Set task
Below are the records; extract from them the line containing "Generate a component" to the line containing "1.26e3, 7.2e2, 4.4e2];", both lines included, exactly and with no pictures.

******

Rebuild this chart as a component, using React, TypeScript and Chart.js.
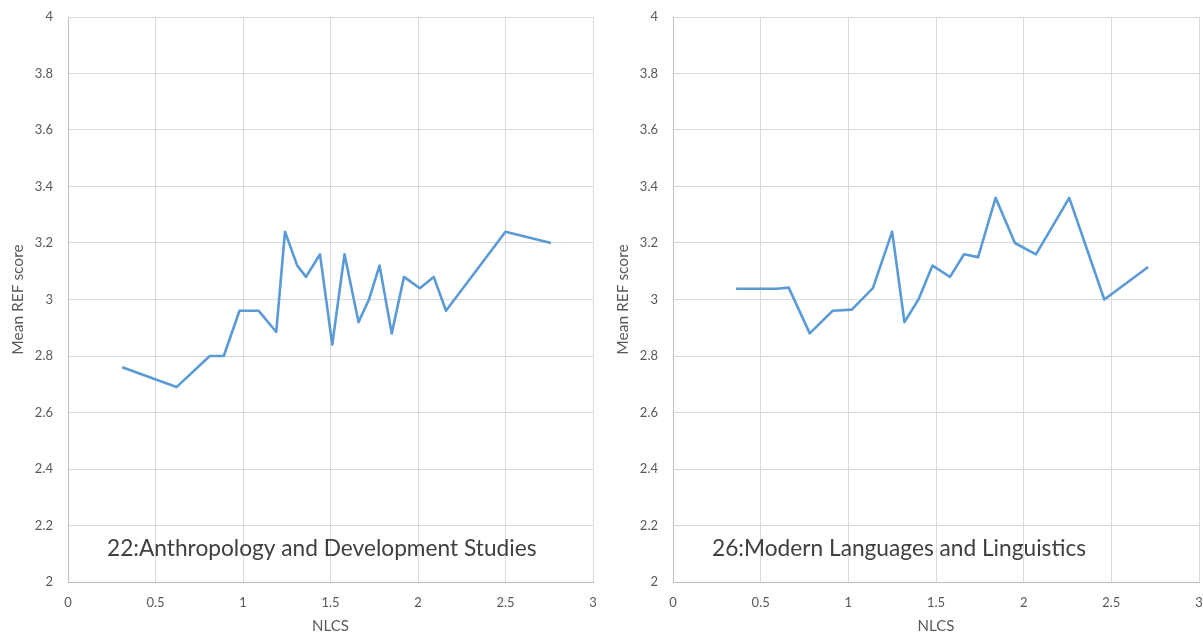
import React, { useEffect, useRef } from "react";
import { Chart, registerables } from "chart.js";

Chart.register(...registerables);

// Left panel: 22 Anthropology and Development Studies
const leftX = [0.31, 0.62, 0.81, 0.89, 0.98, 1.09, 1.19, 1.24, 1.31, 1.36, 1.44, 1.51, 1.58, 1.66, 1.72, 1.78, 1.85, 1.92, 2.01, 2.09, 2.16, 2.5, 2.76];
const leftY = [2.76, 2.69, 2.8, 2.8, 2.96, 2.96, 2.885, 3.24, 3.12, 3.08, 3.16, 2.84, 3.16, 2.92, 3.0, 3.12, 2.88, 3.08, 3.04, 3.08, 2.96, 3.24, 3.2];

// Right panel: 26 Modern Languages and Linguistics
const rightX = [0.36, 0.59, 0.66, 0.78, 0.91, 1.02, 1.14, 1.25, 1.32, 1.4, 1.48, 1.58, 1.66, 1.74, 1.84, 1.95, 2.07, 2.26, 2.46, 2.71];
const rightY = [3.038, 3.038, 3.042, 2.88, 2.96, 2.964, 3.04, 3.24, 2.92, 3.0, 3.12, 3.08, 3.16, 3.15, 3.36, 3.2, 3.16, 3.36, 3.0, 3.115];

const leftLabel = "22:Anthropology and Development Studies";
const rightLabel = "26:Modern Languages and Linguistics";
const xTitle = "NLCS";
const yTitle = "Mean REF score";

const FONT = "Lato";
const TICK_COLOR = "#595959";

function textPlugin(text: string) {
  return {
    id: "panelText",
    afterDraw(chart: any) {
      const { ctx, chartArea } = chart;
      ctx.save();
      ctx.font = `22.7px ${FONT}`;
      ctx.fillStyle = "#404040";
      ctx.textBaseline = "middle";
      ctx.textAlign = "left";
      ctx.fillText(text, chartArea.left + 39, chartArea.bottom - 33);
      ctx.restore();
    },
  };
}

function fmt(v: any) {
  return String(Math.round(Number(v) * 10) / 10);
}

function Panel(props: { xs: number[]; ys: number[]; label: string; left: number; width: number }) {
  const ref = useRef<HTMLCanvasElement>(null);
  useEffect(() => {
    const { xs, ys, label } = props;
    const chart = new Chart(ref.current as HTMLCanvasElement, {
      type: "scatter",
      data: {
        datasets: [
          {
            data: xs.map((x, i) => ({ x, y: ys[i] })),
            showLine: true,
            borderColor: "#5B9BD5",
            backgroundColor: "#5B9BD5",
            borderWidth: 2.6,
            borderJoinStyle: "round",
            pointRadius: 0,
            tension: 0,
            fill: false,
          } as any,
        ],
      },
      options: {
        responsive: false,
        animation: false,
        layout: { padding: { left: 5, right: 7, top: 17, bottom: 0 } },
        plugins: { legend: { display: false }, tooltip: { enabled: false } },
        scales: {
          x: {
            type: "linear",
            min: 0,
            max: 3,
            ticks: { stepSize: 0.5, padding: 3, color: TICK_COLOR, font: { family: FONT, size: 13 }, callback: fmt },
            grid: { color: "#d9d9d9", drawTicks: true, tickLength: 10, tickColor: "rgba(0,0,0,0)" },
            border: { color: "#bfbfbf" },
            title: { display: true, text: xTitle, color: TICK_COLOR, font: { family: FONT, size: 15 }, padding: { top: 4, bottom: 2 } },
            afterFit: (s: any) => {
              s.height = 55;
            },
          },
          y: {
            type: "linear",
            min: 2,
            max: 4,
            ticks: { stepSize: 0.2, padding: 3, color: TICK_COLOR, font: { family: FONT, size: 13 }, callback: fmt },
            grid: { color: "#d9d9d9", drawTicks: true, tickLength: 12, tickColor: "rgba(0,0,0,0)" },
            border: { color: "#bfbfbf" },
            title: { display: true, text: yTitle, color: TICK_COLOR, font: { family: FONT, size: 15.5 }, padding: { top: 4, bottom: 4 } },
            afterFit: (s: any) => {
              s.width = 63;
            },
          },
        } as any,
      },
      plugins: [textPlugin(label)],
    });
    return () => chart.destroy();
  }, []);
  return (
    <canvas
      ref={ref}
      width={props.width}
      height={637}
      style={{ position: "absolute", left: props.left, top: 0, width: props.width, height: 637 }}
    />
  );
}

export default function App() {
  useEffect(() => {
    document.body.style.margin = "0";
  }, []);
  return (
    <div style={{ position: "relative", width: 1203, height: 637, background: "#fff", overflow: "hidden" }}>
      <Panel xs={leftX} ys={leftY} label={leftLabel} left={0} width={600} />
      <Panel xs={rightX} ys={rightY} label={rightLabel} left={605} width={601} />
    </div>
  );
}
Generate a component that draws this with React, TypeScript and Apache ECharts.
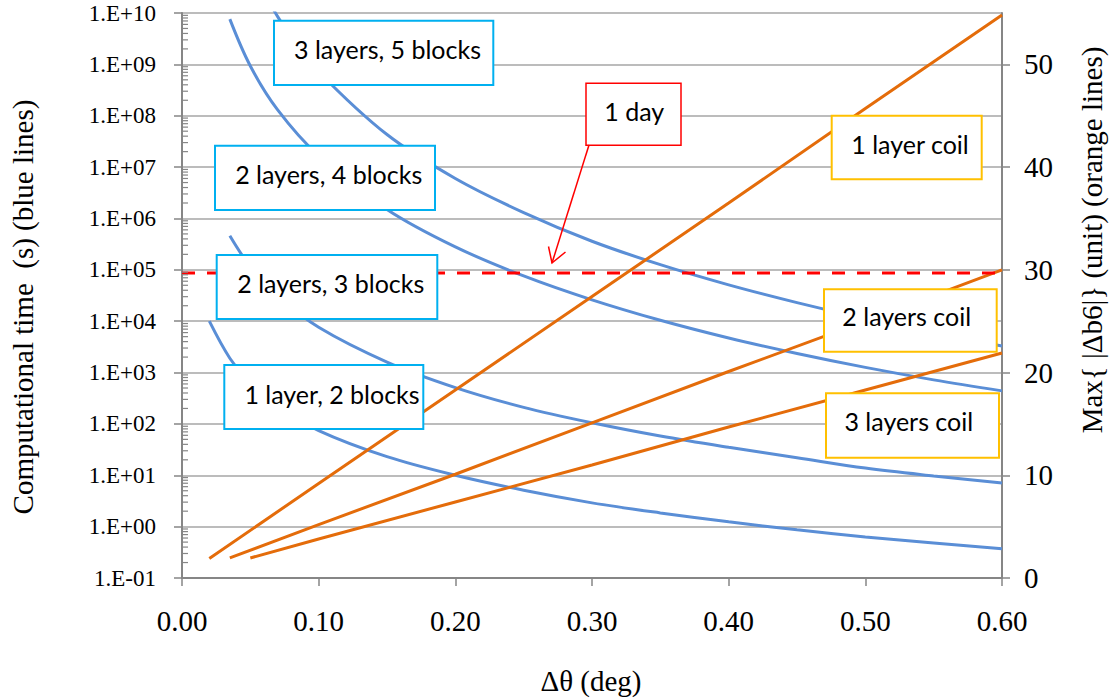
import React, { useEffect, useRef } from 'react';
import * as echarts from 'echarts';

// ---- Data ----
const dTheta3L5B = [0.06, 0.07, 0.08, 0.1, 0.15, 0.2, 0.25, 0.3, 0.35, 0.4, 0.45, 0.5, 0.55, 0.6];
const time3L5B = [2.5e10, 8.5e9, 3.4e9, 7.2e8, 4.3e7, 6.0e6, 1.3e6, 3.6e5, 1.26e5, 5.1e4, 2.3e4, 1.12e4, 5.9e3, 3.3e3];

const dTheta2L4B = [0.035, 0.05, 0.07, 0.1, 0.15, 0.2, 0.25, 0.3, 0.35, 0.4, 0.45, 0.5, 0.55, 0.6];
const time2L4B = [7.6e9, 9.3e8, 1.3e8, 1.66e7, 1.5e6, 2.8e5, 7.6e4, 2.6e4, 1.04e4, 4.7e3, 2.35e3, 1.26e3, 7.2e2, 4.4e2];

const dTheta2L3B = [0.035, 0.05, 0.07, 0.1, 0.15, 0.2, 0.25, 0.3, 0.35, 0.4, 0.45, 0.5, 0.55, 0.6];
const time2L3B = [4.6e5, 1.15e5, 3.1e4, 7.6e3, 1.6e3, 5.1e2, 2.1e2, 1.05e2, 58, 35, 22, 13.8, 9.7, 7.1];

const dTheta1L2B = [0.02, 0.035, 0.05, 0.07, 0.1, 0.15, 0.2, 0.25, 0.3, 0.35, 0.4, 0.45, 0.5, 0.55, 0.6];
const time1L2B = [1.0e4, 1.9e3, 610, 220, 74, 23, 10, 5.1, 2.9, 1.85, 1.24, 0.87, 0.63, 0.48, 0.37];

const dThetaCoil1 = [0.02, 0.1, 0.2, 0.3, 0.4, 0.5, 0.6];
const b6Coil1 = [1.9, 9.2, 18.3, 27.4, 36.5, 45.7, 54.8];
const dThetaCoil2 = [0.035, 0.1, 0.2, 0.3, 0.4, 0.5, 0.6];
const b6Coil2 = [1.95, 5.2, 10.1, 15.1, 20.1, 25.0, 30.0];
const dThetaCoil3 = [0.05, 0.1, 0.2, 0.3, 0.4, 0.5, 0.6];
const b6Coil3 = [1.95, 3.8, 7.4, 11.0, 14.7, 18.3, 21.9];

const oneDaySeconds = 86400;
const oneDayRange = [0, 0.6];

const rightTicks = [0, 10, 20, 30, 40, 50];

const blueLabels = ['3 layers, 5 blocks', '2 layers, 4 blocks', '2 layers, 3 blocks', '1 layer, 2 blocks'];
const orangeLabels = ['1 layer coil', '2 layers coil', '3 layers coil'];
const dayLabel = '1 day';

const xTitle = 'Δθ (deg)';
const leftTitle = 'Computational time  (s) (blue lines)';
const rightTitle = 'Max{ |Δb6|} (unit) (orange lines)';

// ---- Styles ----
const BLUE = '#5A8ED6';
const ORANGE = '#E46C0A';
const AXIS = '#868686';
const GRID = '#A6A6A6';
const SERIF = "'Liberation Serif', 'Times New Roman', serif";
const SANS = "Lato, 'Open Sans', sans-serif";

const pairs = (xs: number[], ys: number[]) => xs.map((x, i) => [x, ys[i]]);

const minorTickValues: number[] = [];
for (let e = -1; e < 10; e++) {
  for (let m = 2; m <= 9; m++) minorTickValues.push(m * Math.pow(10, e));
}

const expLabel = (v: number) => {
  const e = Math.round(Math.log10(v));
  return '1.E' + (e < 0 ? '-' : '+') + String(Math.abs(e)).padStart(2, '0');
};

const box = (x: number, y: number, w: number, h: number, stroke: string, lw: number) => ({
  type: 'rect',
  z: 100,
  shape: { x, y, width: w, height: h },
  style: { fill: '#fff', stroke, lineWidth: lw },
});
const label = (text: string, cx: number, cy: number) => ({
  type: 'text',
  z: 101,
  x: cx,
  y: cy,
  style: { text, fill: '#000', font: `25px ${SANS}`, align: 'center', verticalAlign: 'middle' },
});

export default function App() {
  const ref = useRef<HTMLDivElement>(null);
  useEffect(() => {
    if (!ref.current) return;
    const chart = echarts.init(ref.current, null, { renderer: 'svg' });
    const blueLine = (name: string, data: number[][]) => ({
      name,
      type: 'line',
      yAxisIndex: 0,
      data,
      symbol: 'none',
      smooth: 0.35,
      clip: true,
      lineStyle: { color: BLUE, width: 3 },
      z: 3,
    });
    const orangeLine = (name: string, data: number[][]) => ({
      name,
      type: 'line',
      yAxisIndex: 1,
      data,
      symbol: 'none',
      clip: true,
      lineStyle: { color: ORANGE, width: 3 },
      z: 4,
    });
    chart.setOption({
      animation: false,
      backgroundColor: '#fff',
      grid: { left: 182, right: 107, top: 13, bottom: 120 },
      xAxis: {
        type: 'value',
        min: 0,
        max: 0.6,
        interval: 0.1,
        axisLine: { lineStyle: { color: AXIS, width: 2 } },
        axisTick: { show: true, length: 8, lineStyle: { color: AXIS, width: 1.5 } },
        axisLabel: {
          formatter: (v: number) => v.toFixed(2),
          fontFamily: SERIF,
          fontSize: 29,
          color: '#000',
          margin: 28,
        },
        splitLine: { show: false },
      },
      yAxis: [
        {
          type: 'log',
          logBase: 10,
          min: 0.1,
          max: 1e10,
          interval: 1,
          splitNumber: 11,
          axisLine: { show: true, lineStyle: { color: AXIS, width: 2 } },
          axisTick: { show: true, length: 8, lineStyle: { color: AXIS, width: 1.5 } },
          axisLabel: {
            formatter: expLabel,
            fontFamily: SERIF,
            fontSize: 23,
            color: '#000',
            margin: 26,
          },
          splitLine: { show: true, lineStyle: { color: GRID, width: 1.5 } },
          minorTick: { show: false },
        },
        {
          type: 'value',
          position: 'right',
          min: 0,
          max: 55,
          axisLine: { show: true, lineStyle: { color: AXIS, width: 2 } },
          axisTick: { show: true, length: 8, customValues: rightTicks, lineStyle: { color: AXIS, width: 1.5 } },
          axisLabel: {
            customValues: rightTicks,
            fontFamily: SERIF,
            fontSize: 29,
            color: '#000',
            margin: 22,
          },
          splitLine: { show: false },
        },
      ],
      series: [
        blueLine(blueLabels[0], pairs(dTheta3L5B, time3L5B)),
        blueLine(blueLabels[1], pairs(dTheta2L4B, time2L4B)),
        blueLine(blueLabels[2], pairs(dTheta2L3B, time2L3B)),
        blueLine(blueLabels[3], pairs(dTheta1L2B, time1L2B)),
        orangeLine(orangeLabels[0], pairs(dThetaCoil1, b6Coil1)),
        orangeLine(orangeLabels[1], pairs(dThetaCoil2, b6Coil2)),
        orangeLine(orangeLabels[2], pairs(dThetaCoil3, b6Coil3)),
        {
          name: dayLabel,
          type: 'line',
          yAxisIndex: 0,
          data: oneDayRange.map((x) => [x, oneDaySeconds]),
          symbol: 'none',
          lineStyle: { color: '#FF0000', width: 3, type: [13, 12] },
          z: 5,
        },
        {
          type: 'custom',
          yAxisIndex: 0,
          silent: true,
          data: minorTickValues.map((v) => [0, v]),
          renderItem: (_p: any, api: any) => {
            const pt = api.coord([api.value(0), api.value(1)]);
            return {
              type: 'line',
              shape: { x1: pt[0], y1: pt[1], x2: pt[0] + 6, y2: pt[1] },
              style: { stroke: AXIS, lineWidth: 1.2 },
            };
          },
          z: 6,
        },
      ],
      graphic: [
        box(274, 20.7, 219.3, 64.3, '#00B0F0', 2),
        label(blueLabels[0], 387.5, 49),
        box(215, 145.7, 220, 64.3, '#00B0F0', 2),
        label(blueLabels[1], 328.7, 173.5),
        box(216.7, 255, 220.6, 64, '#00B0F0', 2),
        label(blueLabels[2], 330.8, 282.7),
        box(224.3, 365, 199, 64, '#00B0F0', 2),
        label(blueLabels[3], 332, 394),
        box(586, 83.3, 95, 62, '#FF0000', 1.5),
        label(dayLabel, 634.2, 111),
        {
          type: 'line',
          z: 100,
          shape: { x1: 589, y1: 145, x2: 552, y2: 263 },
          style: { stroke: '#FF0000', lineWidth: 1.5 },
        },
        {
          type: 'polyline',
          z: 100,
          shape: { points: [[548.5, 246.5], [552, 263], [565.5, 252]] },
          style: { stroke: '#FF0000', lineWidth: 1.5, fill: null },
        },
        box(831.7, 115.7, 150, 63.6, '#FFC000', 2),
        label(orangeLabels[0], 910, 143.5),
        box(824, 289.3, 172.7, 62.4, '#FFC000', 2),
        label(orangeLabels[1], 906.7, 316),
        box(826, 393.3, 173, 64.4, '#FFC000', 2),
        label(orangeLabels[2], 908.8, 421),
        {
          type: 'text',
          z: 100,
          x: 591,
          y: 681,
          style: { text: xTitle, fill: '#000', font: `29px ${SERIF}`, align: 'center', verticalAlign: 'middle' },
        },
        {
          type: 'text',
          z: 100,
          x: 23,
          y: 307,
          rotation: Math.PI / 2,
          style: { text: leftTitle, fill: '#000', font: `29px ${SERIF}`, align: 'center', verticalAlign: 'middle' },
        },
        {
          type: 'text',
          z: 100,
          x: 1092,
          y: 240,
          rotation: Math.PI / 2,
          style: { text: rightTitle, fill: '#000', font: `29px ${SERIF}`, align: 'center', verticalAlign: 'middle' },
        },
      ],
    });
    return () => chart.dispose();
  }, []);
  return <div ref={ref} style={{ position: 'fixed', left: 0, top: 0, width: 1109, height: 698 }} />;
}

******

Worked solution
Generate a component that draws this with React, TypeScript and Apache ECharts.
import React, { useEffect, useRef } from 'react';
import * as echarts from 'echarts';

// ---- Data ----
const dTheta3L5B = [0.06, 0.07, 0.08, 0.1, 0.15, 0.2, 0.25, 0.3, 0.35, 0.4, 0.45, 0.5, 0.55, 0.6];
const time3L5B = [2.5e10, 8.5e9, 3.4e9, 7.2e8, 4.3e7, 6.0e6, 1.3e6, 3.6e5, 1.26e5, 5.1e4, 2.3e4, 1.12e4, 5.9e3, 3.3e3];

const dTheta2L4B = [0.035, 0.05, 0.07, 0.1, 0.15, 0.2, 0.25, 0.3, 0.35, 0.4, 0.45, 0.5, 0.55, 0.6];
const time2L4B = [7.6e9, 9.3e8, 1.3e8, 1.66e7, 1.5e6, 2.8e5, 7.6e4, 2.6e4, 1.04e4, 4.7e3, 2.35e3, 1.26e3, 7.2e2, 4.4e2];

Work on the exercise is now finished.